Easy Butternut Squash Soup

IMG_0739Fall hit us in full force over here today.  It started raining last night and has been dreary since.  It’s getting colder.  The mosquitos are out and they are terrible – here’s to hoping the cold tonight kills them off.  My body is one giant mosquito bite.

On the menu for this week:

  • Pastry: It’s cake week!  We are making the “filling” and decorations until Friday, when we will assemble three cakes.  We made macarons as part of the decorations today, so I’ll have that recipe for you tomorrow.
  • Cooking:
    • Yesterday we made butternut squash soup surprise (recipe below)
    • Today, tomato water risotto
    • Green risotto
    • Octopus pie (gross.. and we had to cut up a whole octopus today.  It was disgusting, the tentacles would stick to your fingers when you were cleaning it.  I’m not eating this one)
    • Paella with “rice-like squid”
    • Cheese Souffle

IMG_0745

On to the recipe.  I am going to make this one at home all the time.

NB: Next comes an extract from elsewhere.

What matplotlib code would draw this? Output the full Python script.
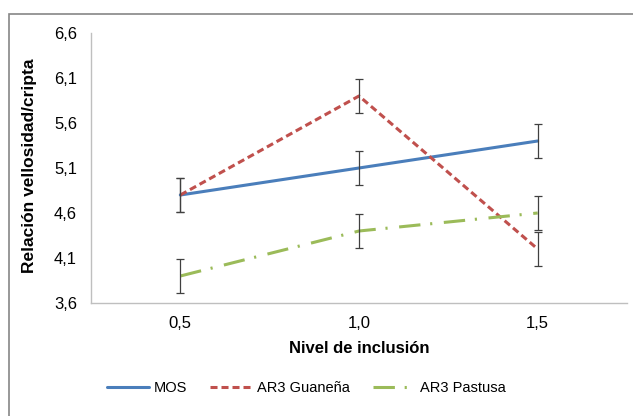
import matplotlib.pyplot as plt
import numpy as np
from matplotlib.patches import Rectangle
from matplotlib.ticker import FuncFormatter

plt.rcParams["font.family"] = ["Liberation Sans", "DejaVu Sans"]

# Data
NIVELES = ["0,5", "1,0", "1,5"]
MOS = [4.8, 5.1, 5.4]
GUANENA = [4.8, 5.9, 4.2]
PASTUSA = [3.9, 4.4, 4.6]
ERR_MOS = [0.19, 0.19, 0.19]
ERR_GUANENA = [0.19, 0.19, 0.19]
ERR_PASTUSA = [0.19, 0.19, 0.19]
Y_TICKS = [3.6, 4.1, 4.6, 5.1, 5.6, 6.1, 6.6]

BLUE = "#4A7EBB"
RED = "#C0504D"
GREEN = "#9BBB59"
AXIS_GRAY = "#BFBFBF"

fig = plt.figure(figsize=(6.33, 4.16), dpi=100)
ax = fig.add_axes([91 / 633, 113 / 416, 536 / 633, 270 / 416])

x = np.arange(len(NIVELES))

series = [
    ("MOS", MOS, ERR_MOS, BLUE, "-"),
    ("AR3 Guaneña", GUANENA, ERR_GUANENA, RED, (0, (2.3, 1.3))),
    ("AR3 Pastusa", PASTUSA, ERR_PASTUSA, GREEN, (0, (7, 3.2, 0.7, 3.8))),
]
for label, vals, err, color, ls in series:
    ax.plot(x, vals, color=color, lw=2.2, ls=ls, label=label, zorder=3,
            solid_capstyle="round")
    ax.errorbar(x, vals, yerr=err, fmt="none", ecolor="#404040",
                elinewidth=0.9, capsize=3, capthick=0.9, zorder=4)

ax.set_xlim(-0.5, 2.5)
ax.set_ylim(3.6, 6.6)
ax.set_xticks(x)
ax.set_xticklabels(NIVELES)
ax.set_yticks(Y_TICKS)
ax.yaxis.set_major_formatter(FuncFormatter(lambda v, p: f"{v:.1f}".replace(".", ",")))
ax.tick_params(length=0, labelsize=12, colors="black")
ax.tick_params(axis="x", pad=9)
ax.tick_params(axis="y", pad=10)

for s in ("top", "right"):
    ax.spines[s].set_visible(False)
for s in ("left", "bottom"):
    ax.spines[s].set_color(AXIS_GRAY)
    ax.spines[s].set_linewidth(1.0)

ax.set_xlabel("Nivel de inclusión", fontsize=12, fontweight="bold")
ax.set_ylabel("Relación vellosidad/cripta", fontsize=12.5, fontweight="bold")
ax.xaxis.set_label_coords(0.5, -0.14)
ax.yaxis.set_label_coords(-0.10, 0.51)

fig.legend(loc="center", bbox_to_anchor=(0.484, 0.067), ncol=3, frameon=False,
           fontsize=10.5, handlelength=2.9, handletextpad=0.3, columnspacing=1.6)

# chart-area border
fig.patches.append(Rectangle((9 / 633, -0.1), 1.2, (416 - 14) / 416 + 0.1,
                             transform=fig.transFigure, fill=False,
                             edgecolor="#868686", lw=1.2))

fig.savefig("out.png", dpi=100, facecolor="white")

  1. Cut up some butternut squash into big chunks.  You can cut as much as you want, depending on how much you are going to make.
  2. Cut up some onion (same as above).  For each slice of butternut squash (a slice being the size between two ridges), use about half a small white onion.
  3. Put the onion and the squash in a saucepan with butter and olive oil (because.. we are in France.  You can’t have enough fats) and start cooking on the stove.  And add some salt, too, while you’re at it.
  4. When the onions are translucent, add enough water (or broth) to cover the squash.
  5. Once the butternut squash can be mushed (very technical term) with a spoon, take it off the stove.  Put it in the blender and add cream and water until it’s the consistency you want to eat it at.  Then pour it through a sieve to get all the chunks out.
  6. Set the soup aside.  Now it’s time for the surprise!  We are making a mushroom royal.
  7. Cut up a small shallot and about 5 mushrooms (this will be enough to serve 2) into really small pieces.
  8. Put shallot and mushrooms in a saucepan with butter and oil.  Don’t cook them so long that you brown them.
  9. When they are done, put them into a bowl and add 100g of water, 30g whole egg, and 10g egg yolk.  Mix with an immersion blender for 2 seconds.  Then split into two medium-sized ramekins (which… I will need to purchase when I get back – add it to the list!).  Cover with plastic wrap
  10. Put the ramekins in the oven with a separate bowl of water.  Bake for 15 minutes at 90 degrees Celsius.
  11. Once the mushroom royal is done, it should be pretty solid.  Pour your soup over the royal and season.  Reserve some soup if you want to make it look pretty (below).

You could stop here or, you could make it look really pretty by doing the following:

  1. Take a mushroom (we used a cep) and brown it in some butter.  Then, wrap it in a fig leaf and bake at 200 degrees Celsius for 4 minutes.
  2. Put the cep in the middle of your soup bowl.
  3. With your reserved soup, add some vegetable broth and a pinch of soy lecithin and mix.  Put your immersion blender half in the soup and half in the air (you will have to tip your saucepan to do this) and turn it on.  It will create a foam.  Use the foam to decorate the top of your soup bowl.  Fun fact: you can use this technique to make foam with any liquid!
  4. You can also clean out and boil a small pumpkin and fill it with soup!  (Collective Awe from the girls in my class on this)

Now it’s time to eat!  It’s pretty much the perfect fall meal.

Our chefs are such great teachers and talented chefs, but they speak English as their second language (as I’ve said before – much better than I will ever be able to speak French).  They each say some things in the cutest ways, also known as “chefisms”.  Our cooking chef, Chef Samuel, often says “that would be not beautiful”.  So if you chose to forego the last three steps, he would say about your ramekin of soup “that is not beautiful”.  He was the head chef at some pretty fancy restaurants, so he is very skilled with making his food beautiful.  Me – not so much.  Some of the gals that I hang out with here think this phrase is so cute that we have started using it in our everyday life.  Me wearing my stinky running clothes in public?  That would be not beautiful.